◆ Input ◆

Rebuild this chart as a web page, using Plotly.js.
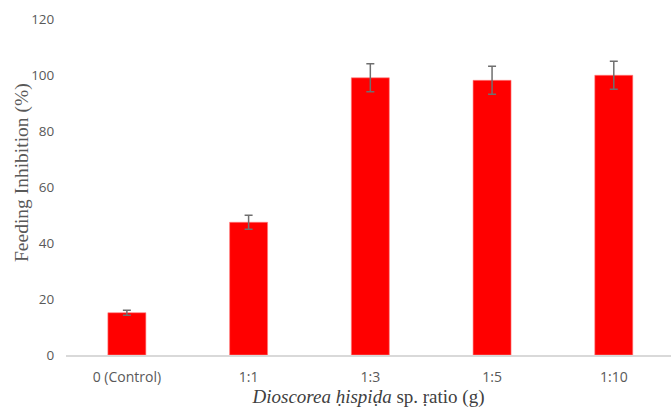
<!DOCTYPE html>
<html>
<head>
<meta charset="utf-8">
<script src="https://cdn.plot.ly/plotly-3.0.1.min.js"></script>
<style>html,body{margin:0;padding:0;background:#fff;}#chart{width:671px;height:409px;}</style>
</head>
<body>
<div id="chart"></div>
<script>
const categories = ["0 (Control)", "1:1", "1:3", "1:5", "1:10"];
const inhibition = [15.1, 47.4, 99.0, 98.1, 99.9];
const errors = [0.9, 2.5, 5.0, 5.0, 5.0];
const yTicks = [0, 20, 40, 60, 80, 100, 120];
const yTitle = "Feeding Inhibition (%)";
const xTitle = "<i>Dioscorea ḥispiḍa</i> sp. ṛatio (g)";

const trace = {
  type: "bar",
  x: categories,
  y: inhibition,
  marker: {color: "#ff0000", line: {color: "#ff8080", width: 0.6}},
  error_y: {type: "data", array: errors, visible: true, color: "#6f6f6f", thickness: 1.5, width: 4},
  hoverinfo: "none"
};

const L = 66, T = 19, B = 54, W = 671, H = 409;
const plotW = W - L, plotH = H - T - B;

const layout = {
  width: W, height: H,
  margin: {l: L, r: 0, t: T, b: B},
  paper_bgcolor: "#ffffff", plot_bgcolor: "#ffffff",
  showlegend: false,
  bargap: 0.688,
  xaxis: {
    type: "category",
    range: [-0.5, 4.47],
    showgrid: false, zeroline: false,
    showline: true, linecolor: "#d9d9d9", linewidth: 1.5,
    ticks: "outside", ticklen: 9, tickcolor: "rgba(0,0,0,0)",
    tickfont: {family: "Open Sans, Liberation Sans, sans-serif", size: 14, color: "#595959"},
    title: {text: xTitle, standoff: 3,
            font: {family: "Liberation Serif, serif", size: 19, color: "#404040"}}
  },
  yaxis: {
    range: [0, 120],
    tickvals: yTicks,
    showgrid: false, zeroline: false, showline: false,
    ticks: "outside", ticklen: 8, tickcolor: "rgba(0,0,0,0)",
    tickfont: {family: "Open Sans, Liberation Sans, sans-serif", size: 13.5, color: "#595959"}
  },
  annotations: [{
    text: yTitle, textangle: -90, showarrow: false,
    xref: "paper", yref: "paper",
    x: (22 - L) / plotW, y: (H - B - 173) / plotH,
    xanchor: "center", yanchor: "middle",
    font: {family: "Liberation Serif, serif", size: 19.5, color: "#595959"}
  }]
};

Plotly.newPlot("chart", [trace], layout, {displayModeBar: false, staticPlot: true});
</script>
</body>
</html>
--
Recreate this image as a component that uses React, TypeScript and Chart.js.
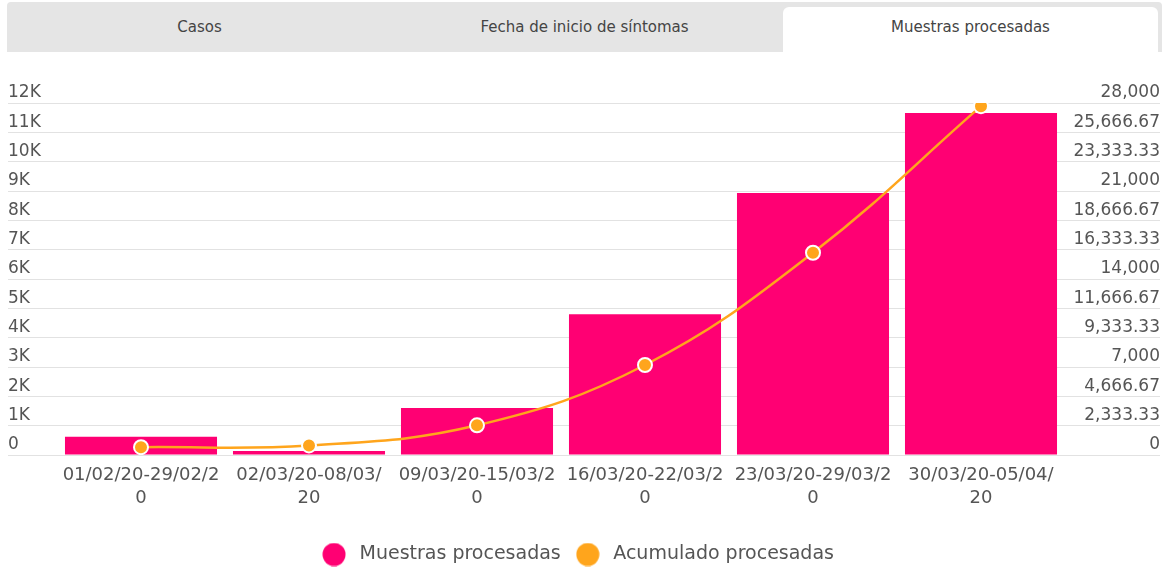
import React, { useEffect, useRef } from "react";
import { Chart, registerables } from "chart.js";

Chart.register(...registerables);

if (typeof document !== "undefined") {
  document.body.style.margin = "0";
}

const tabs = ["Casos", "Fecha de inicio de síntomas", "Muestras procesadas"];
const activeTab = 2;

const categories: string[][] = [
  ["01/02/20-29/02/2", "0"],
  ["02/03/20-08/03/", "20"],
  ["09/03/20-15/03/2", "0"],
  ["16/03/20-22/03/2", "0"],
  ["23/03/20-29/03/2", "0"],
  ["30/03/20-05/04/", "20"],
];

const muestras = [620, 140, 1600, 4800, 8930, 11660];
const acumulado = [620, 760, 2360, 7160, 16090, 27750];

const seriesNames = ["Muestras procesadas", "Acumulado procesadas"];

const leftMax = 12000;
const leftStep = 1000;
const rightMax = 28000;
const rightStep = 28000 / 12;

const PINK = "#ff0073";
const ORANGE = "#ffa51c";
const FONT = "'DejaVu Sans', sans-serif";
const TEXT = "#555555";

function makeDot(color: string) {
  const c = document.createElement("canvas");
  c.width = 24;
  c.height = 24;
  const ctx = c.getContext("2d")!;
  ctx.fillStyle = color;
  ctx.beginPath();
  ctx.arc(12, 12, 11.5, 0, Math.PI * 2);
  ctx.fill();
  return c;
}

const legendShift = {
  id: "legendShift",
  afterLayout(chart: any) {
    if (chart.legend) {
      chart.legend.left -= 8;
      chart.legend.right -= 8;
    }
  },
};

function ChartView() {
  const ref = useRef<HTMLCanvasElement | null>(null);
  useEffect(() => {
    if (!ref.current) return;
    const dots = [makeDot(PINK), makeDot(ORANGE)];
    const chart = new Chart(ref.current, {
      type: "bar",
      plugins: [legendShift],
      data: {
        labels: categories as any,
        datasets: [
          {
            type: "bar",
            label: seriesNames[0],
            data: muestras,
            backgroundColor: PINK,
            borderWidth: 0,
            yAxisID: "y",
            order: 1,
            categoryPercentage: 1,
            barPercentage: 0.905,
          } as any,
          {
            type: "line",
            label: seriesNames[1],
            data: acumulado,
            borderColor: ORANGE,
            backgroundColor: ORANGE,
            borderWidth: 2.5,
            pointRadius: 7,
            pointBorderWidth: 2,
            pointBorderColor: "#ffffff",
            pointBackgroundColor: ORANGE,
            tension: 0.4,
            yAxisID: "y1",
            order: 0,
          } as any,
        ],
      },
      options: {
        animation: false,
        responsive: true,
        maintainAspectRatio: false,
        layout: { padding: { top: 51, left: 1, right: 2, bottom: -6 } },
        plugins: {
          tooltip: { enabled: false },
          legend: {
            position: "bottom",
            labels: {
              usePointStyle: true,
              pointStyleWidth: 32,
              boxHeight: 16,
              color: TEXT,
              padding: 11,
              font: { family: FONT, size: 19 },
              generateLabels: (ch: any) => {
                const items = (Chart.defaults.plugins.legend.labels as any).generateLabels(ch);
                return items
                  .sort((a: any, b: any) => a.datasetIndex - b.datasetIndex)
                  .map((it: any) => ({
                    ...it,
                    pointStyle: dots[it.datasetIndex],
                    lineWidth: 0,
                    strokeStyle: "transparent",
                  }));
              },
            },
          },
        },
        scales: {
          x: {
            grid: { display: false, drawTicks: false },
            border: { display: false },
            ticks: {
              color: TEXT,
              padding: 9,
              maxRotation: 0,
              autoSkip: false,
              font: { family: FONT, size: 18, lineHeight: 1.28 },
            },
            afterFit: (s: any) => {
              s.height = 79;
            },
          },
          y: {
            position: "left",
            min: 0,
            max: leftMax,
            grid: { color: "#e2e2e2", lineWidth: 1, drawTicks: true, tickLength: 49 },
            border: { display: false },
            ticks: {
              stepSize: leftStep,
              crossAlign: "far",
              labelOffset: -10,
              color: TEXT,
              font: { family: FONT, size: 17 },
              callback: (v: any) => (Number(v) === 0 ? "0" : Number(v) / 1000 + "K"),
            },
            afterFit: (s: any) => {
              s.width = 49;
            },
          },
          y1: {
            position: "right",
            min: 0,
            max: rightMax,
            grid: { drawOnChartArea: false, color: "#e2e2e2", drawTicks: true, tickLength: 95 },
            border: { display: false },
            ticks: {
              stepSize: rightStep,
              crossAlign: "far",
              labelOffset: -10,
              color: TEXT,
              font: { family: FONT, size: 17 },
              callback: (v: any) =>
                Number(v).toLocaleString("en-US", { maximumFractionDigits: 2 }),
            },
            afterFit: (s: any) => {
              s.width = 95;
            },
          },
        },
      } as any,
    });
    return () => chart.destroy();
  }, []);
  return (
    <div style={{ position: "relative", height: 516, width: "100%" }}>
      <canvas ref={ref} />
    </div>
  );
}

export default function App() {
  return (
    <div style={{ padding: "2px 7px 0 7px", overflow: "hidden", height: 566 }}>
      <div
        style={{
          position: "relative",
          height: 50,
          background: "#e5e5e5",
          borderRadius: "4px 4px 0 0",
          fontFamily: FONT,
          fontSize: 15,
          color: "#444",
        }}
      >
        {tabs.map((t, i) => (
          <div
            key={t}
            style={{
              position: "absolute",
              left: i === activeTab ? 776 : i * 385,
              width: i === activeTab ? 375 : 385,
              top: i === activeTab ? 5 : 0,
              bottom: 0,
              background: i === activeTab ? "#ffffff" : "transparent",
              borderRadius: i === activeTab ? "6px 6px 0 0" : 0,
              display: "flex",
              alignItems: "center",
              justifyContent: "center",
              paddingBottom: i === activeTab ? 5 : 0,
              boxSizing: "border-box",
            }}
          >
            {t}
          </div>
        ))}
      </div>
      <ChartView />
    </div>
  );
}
* * *
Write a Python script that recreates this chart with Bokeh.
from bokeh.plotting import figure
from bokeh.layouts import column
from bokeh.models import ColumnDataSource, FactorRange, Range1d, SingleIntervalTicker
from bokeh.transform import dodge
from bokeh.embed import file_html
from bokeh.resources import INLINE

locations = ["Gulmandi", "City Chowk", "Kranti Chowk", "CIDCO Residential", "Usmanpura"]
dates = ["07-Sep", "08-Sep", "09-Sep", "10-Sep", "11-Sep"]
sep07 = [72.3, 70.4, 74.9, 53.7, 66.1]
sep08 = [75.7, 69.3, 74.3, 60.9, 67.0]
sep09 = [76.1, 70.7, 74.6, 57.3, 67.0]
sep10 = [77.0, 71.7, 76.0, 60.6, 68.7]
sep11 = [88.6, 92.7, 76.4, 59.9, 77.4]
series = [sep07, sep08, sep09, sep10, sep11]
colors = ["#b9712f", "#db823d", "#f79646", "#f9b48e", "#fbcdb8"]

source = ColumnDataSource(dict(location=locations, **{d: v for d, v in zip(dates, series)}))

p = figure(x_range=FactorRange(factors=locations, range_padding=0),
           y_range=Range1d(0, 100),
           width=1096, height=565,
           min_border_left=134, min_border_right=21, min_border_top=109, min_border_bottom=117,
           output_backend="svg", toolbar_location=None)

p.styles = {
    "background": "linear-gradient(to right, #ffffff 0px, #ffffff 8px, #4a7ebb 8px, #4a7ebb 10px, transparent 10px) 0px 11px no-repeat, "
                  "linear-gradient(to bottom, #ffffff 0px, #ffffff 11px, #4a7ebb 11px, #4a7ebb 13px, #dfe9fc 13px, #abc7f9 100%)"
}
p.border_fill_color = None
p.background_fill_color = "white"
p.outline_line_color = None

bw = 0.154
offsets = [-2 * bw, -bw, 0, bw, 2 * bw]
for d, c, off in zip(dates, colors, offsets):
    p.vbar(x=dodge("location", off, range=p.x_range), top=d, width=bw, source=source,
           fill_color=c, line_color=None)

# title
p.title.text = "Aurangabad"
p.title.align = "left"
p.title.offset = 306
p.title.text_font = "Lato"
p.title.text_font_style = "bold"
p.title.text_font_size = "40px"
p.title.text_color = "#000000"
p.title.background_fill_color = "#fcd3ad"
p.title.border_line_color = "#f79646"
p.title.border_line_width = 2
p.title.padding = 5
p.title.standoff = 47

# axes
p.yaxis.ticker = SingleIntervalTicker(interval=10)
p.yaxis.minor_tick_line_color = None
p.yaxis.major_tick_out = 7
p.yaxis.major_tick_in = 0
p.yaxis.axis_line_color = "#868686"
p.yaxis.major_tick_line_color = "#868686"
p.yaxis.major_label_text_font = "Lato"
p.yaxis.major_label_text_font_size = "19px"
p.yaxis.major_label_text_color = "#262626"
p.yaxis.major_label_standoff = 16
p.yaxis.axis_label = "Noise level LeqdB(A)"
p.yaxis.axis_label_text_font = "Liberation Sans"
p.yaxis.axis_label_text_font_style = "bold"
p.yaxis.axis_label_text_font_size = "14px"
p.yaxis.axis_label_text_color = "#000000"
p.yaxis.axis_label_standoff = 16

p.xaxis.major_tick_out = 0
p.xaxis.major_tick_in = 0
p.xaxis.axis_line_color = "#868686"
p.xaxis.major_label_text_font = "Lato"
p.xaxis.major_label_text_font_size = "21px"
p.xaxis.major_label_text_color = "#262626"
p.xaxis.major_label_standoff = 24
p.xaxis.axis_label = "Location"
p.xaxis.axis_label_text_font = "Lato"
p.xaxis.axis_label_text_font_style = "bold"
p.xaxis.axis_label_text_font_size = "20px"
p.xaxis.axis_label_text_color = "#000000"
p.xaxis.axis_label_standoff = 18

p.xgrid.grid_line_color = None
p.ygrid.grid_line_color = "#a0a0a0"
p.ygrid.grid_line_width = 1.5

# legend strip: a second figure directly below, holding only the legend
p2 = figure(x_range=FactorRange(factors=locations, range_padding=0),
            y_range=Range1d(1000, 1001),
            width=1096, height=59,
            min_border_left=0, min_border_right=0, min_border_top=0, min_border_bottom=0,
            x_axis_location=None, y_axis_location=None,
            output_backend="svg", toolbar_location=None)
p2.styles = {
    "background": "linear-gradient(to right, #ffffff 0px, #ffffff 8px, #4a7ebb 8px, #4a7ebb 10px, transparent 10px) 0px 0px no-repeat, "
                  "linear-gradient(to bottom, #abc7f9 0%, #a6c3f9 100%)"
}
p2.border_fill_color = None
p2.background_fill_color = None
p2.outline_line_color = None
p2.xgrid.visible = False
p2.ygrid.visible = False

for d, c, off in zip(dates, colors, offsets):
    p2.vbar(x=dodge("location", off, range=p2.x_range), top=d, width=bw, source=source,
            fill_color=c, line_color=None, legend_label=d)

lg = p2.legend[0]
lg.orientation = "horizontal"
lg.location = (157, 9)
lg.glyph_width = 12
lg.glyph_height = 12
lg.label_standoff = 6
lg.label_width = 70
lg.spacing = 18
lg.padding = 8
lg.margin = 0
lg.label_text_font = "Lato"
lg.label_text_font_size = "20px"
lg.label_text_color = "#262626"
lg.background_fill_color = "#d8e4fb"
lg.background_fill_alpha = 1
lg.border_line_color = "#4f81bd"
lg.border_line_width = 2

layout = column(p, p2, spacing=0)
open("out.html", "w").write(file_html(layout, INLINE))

◆ Prompt ◆
Read the entries and pick out all lines that include the word "React".

◆ Exercise result ◆
Recreate this image as a component that uses React, TypeScript and Chart.js.
import React, { useEffect, useRef } from "react";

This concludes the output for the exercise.